Jane Got A Gun was released on 1200 screens across the USA, but it still only pulled in $803,000. According to Box Office Mojo, Jane Got A Gun ranks 82/120 out of the studio’s releases. It also means that the Western has a long way to go to come anywhere near the $25 million that the studio splashed out on it. But it’s highly unlikely to even get a chance to do just that, because The Weinstein Company probably won't prolong its stay in cinemas for too much longer.

While Jane Got A Gun was hardly a critical darling - it currently has a rating of 32% on Rotten Tomatoes - the response wasn’t completely abhorrent. In fact, having reviewed it on Friday, while it badly sags in the middle, it starts and ends rather strongly and it’s always enjoyably to sit and appreciate the Western landscape.

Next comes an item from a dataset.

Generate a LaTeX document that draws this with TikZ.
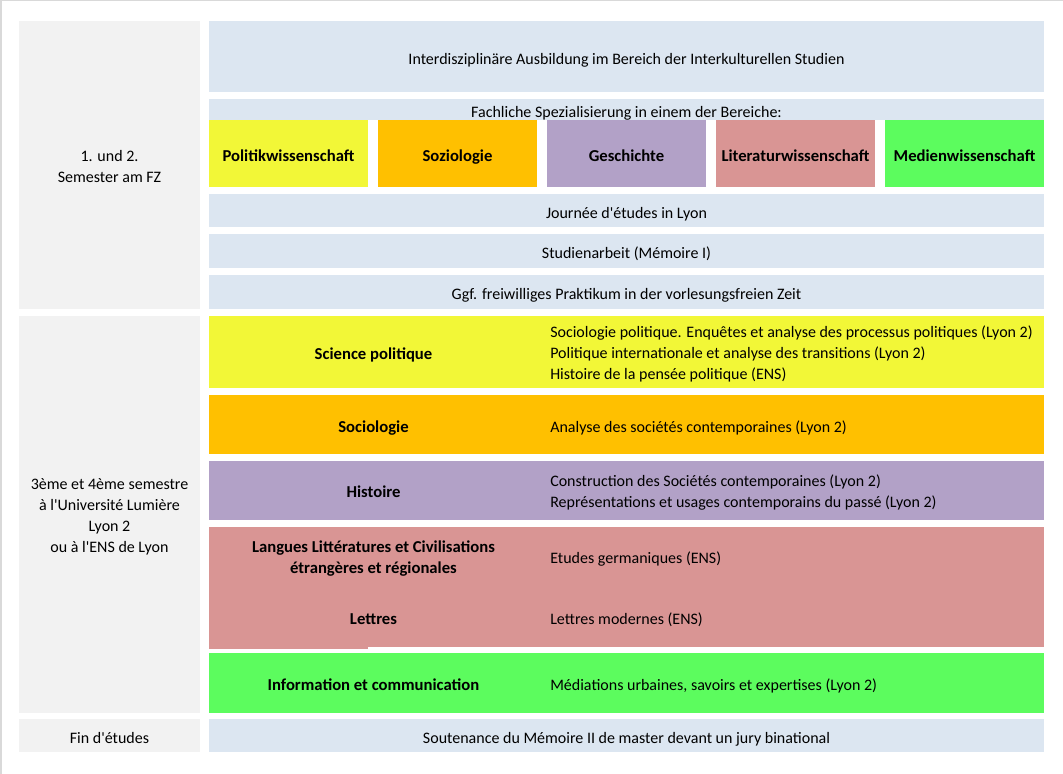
\documentclass[tikz,border=0pt]{standalone}
\usepackage{fontspec}
\setmainfont{Carlito}[Ligatures=TeXOff]
\usetikzlibrary{fit}
\definecolor{cblue}{HTML}{DCE6F1}
\definecolor{cgrey}{HTML}{F2F2F2}
\definecolor{cyellow}{HTML}{F2F737}
\definecolor{corange}{HTML}{FFC000}
\definecolor{cpurple}{HTML}{B2A1C7}
\definecolor{cpink}{HTML}{D99594}
\definecolor{cgreen}{HTML}{5CFC5E}
\definecolor{cframe}{HTML}{D9D9D9}
\begin{document}
\begin{tikzpicture}[x=0.75pt,y=-0.75pt,
  every node/.style={font=\fontsize{12}{15.75}\selectfont, text=black},
  cell/.style={inner sep=0pt, outer sep=0pt, align=center},
  lbl/.style={inner sep=0pt, align=center},
  bold/.style={inner sep=0pt, align=center, font=\fontsize{12.5}{15.75}\selectfont\bfseries},
  desc/.style={inner sep=0pt, align=left, anchor=west},
  one/.style={text height=9pt, text depth=3pt, yshift=-1.2pt}]
\useasboundingbox (0,0) rectangle (1063,774);
\fill[white] (0,0) rectangle (1063,774);
\draw[cframe, line width=1.5] (0.5,774) -- (0.5,0.5) -- (1063,0.5);
% left column
\node[cell, fill=cgrey, fit={(19,21) (200,309)}] (l1) {};
\node[lbl] (l1t) at (109.5,167) {1. und 2.\\Semester am FZ};
\node[cell, fill=cgrey, fit={(19,316) (200,713)}] (l2) {};
\node[lbl] (l2t) at (109.5,516.5) {3ème et 4ème semestre\\à l'Université Lumière\\Lyon 2\\ou à l'ENS de Lyon};
\node[cell, fill=cgrey, fit={(19,719) (200,752)}] (l3) {};
\node[lbl, one] (l3t) at (109.5,737.5) {Fin d'études};
% first block right
\node[cell, fill=cblue, fit={(209,21) (1044,92)}] (top) {};
\node[lbl, one] (topt) at (626.5,58.5) {Interdisziplinäre Ausbildung im Bereich der Interkulturellen Studien};
\node[cell, fill=cblue, fit={(209,99) (1044,120)}] (fach) {};
\node[lbl, one] (facht) at (626.5,111.5) {Fachliche Spezialisierung in einem der Bereiche:};
\node[cell, fill=cyellow, fit={(209,120) (368,187)}] (f1) {};
\node[bold, one] at (288.5,155.5) {Politikwissenschaft};
\node[cell, fill=corange, fit={(378,120) (537,187)}] (f2) {};
\node[bold, one] at (457.5,155.5) {Soziologie};
\node[cell, fill=cpurple, fit={(547,120) (706,187)}] (f3) {};
\node[bold, one] at (626.5,155.5) {Geschichte};
\node[cell, fill=cpink, fit={(716,120) (875,187)}] (f4) {};
\node[bold, one] at (795.5,155.5) {Literaturwissenschaft};
\node[cell, fill=cgreen, fit={(885,120) (1044,187)}] (f5) {};
\node[bold, one] at (964.5,155.5) {Medienwissenschaft};
\node[cell, fill=cblue, fit={(209,194) (1044,227)}] (jour) {};
\node[lbl, one] at (626.5,212.5) {Journée d'études in Lyon};
\node[cell, fill=cblue, fit={(209,234) (1044,268)}] (stud) {};
\node[lbl, one] at (626.5,252.5) {Studienarbeit (Mémoire I)};
\node[cell, fill=cblue, fit={(209,275) (1044,309)}] (prak) {};
\node[lbl, one] at (626.5,293.5) {Ggf. freiwilliges Praktikum in der vorlesungsfreien Zeit};
% second block right
\node[cell, fill=cyellow, fit={(209,316) (1044,388)}] (sp) {};
\node[bold, one] (spl) at (373.5,353.5) {Science politique};
\node[desc] (spr) at (550,354) {Sociologie politique. Enquêtes et analyse des processus politiques (Lyon 2)\\Politique internationale et analyse des transitions (Lyon 2)\\Histoire de la pensée politique (ENS)};
\node[cell, fill=corange, fit={(209,395) (1044,454)}] (so) {};
\node[bold, one] (sol) at (373.5,426.5) {Sociologie};
\node[desc, one] (sor) at (550,426.5) {Analyse des sociétés contemporaines (Lyon 2)};
\node[cell, fill=cpurple, fit={(209,461) (1044,520)}] (hi) {};
\node[bold, one] (hil) at (373.5,492) {Histoire};
\node[desc] (hir) at (550,492.5) {Construction des Sociétés contemporaines (Lyon 2)\\Représentations et usages contemporains du passé (Lyon 2)};
\node[cell, fill=cpink, fit={(209,527) (1044,647)}] (la) {};
\fill[cpink] (209,646) rectangle (368,648.5);
\node[bold] (lal) at (373.5,558.5) {Langues Littératures et Civilisations\\étrangères et régionales};
\node[desc, one] (lar) at (550,557.5) {Etudes germaniques (ENS)};
\node[bold, one] (lel) at (373.5,618.5) {Lettres};
\node[desc, one] (ler) at (550,618.5) {Lettres modernes (ENS)};
\node[cell, fill=cgreen, fit={(209,653) (1044,713)}] (ic) {};
\node[bold, one] (icl) at (373.5,684.5) {Information et communication};
\node[desc, one] (icr) at (550,684.5) {Médiations urbaines, savoirs et expertises (Lyon 2)};
% last row
\node[cell, fill=cblue, fit={(209,719) (1044,752)}] (sout) {};
\node[lbl, one] at (626.5,737.5) {Soutenance du Mémoire II de master devant un jury binational};
\end{tikzpicture}
\end{document}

Unfortunately, Jane Got A Gun never really stood much of a chance of success, though. After originally appearing on the 2011 Black List, the annual list of the most popular unproduced screenplays, Natalie Portman soon decided that it was the perfect vehicle for her.

At the time, that meant excitement for Jane Got A Gun was immediately generated. Not only was Natalie Portman fresh off her Oscar triumph for Black Swan, while she'd also just starred in Thor, but Lynne Ramsay (Ratcatcher, Morvern Callar, and We Need To Talk About Kevin) was hired to direct too.

But, since originally signing on, Natalie Portman has more or less put her career on hold, only appearing in a handful of roles over four and half years, as she has focused on starting a family. Plus, Lynne Ramsay dropped out, which instigated Jane Got A Gun’s cast to change exponentially, too. The previously attached Michael Fassbender and Bradley Cooper were replaced by Joel Edgerton and Ewan McGregor, respectively. And while the latter duo are undoubtedly huge talents, they lack the star appeal of their predecessors.

Because of these production issues, Jane Got A Gun’s reputation soon plummeted. When it wasn’t screened for press, and was only promoted with indifference, its fate was secured. Those of you who want to see if Jane Got A Gun is really as bad as its box office suggests can still head to their local cinemas to do so. But be quick. Because it probably won’t be there for much longer.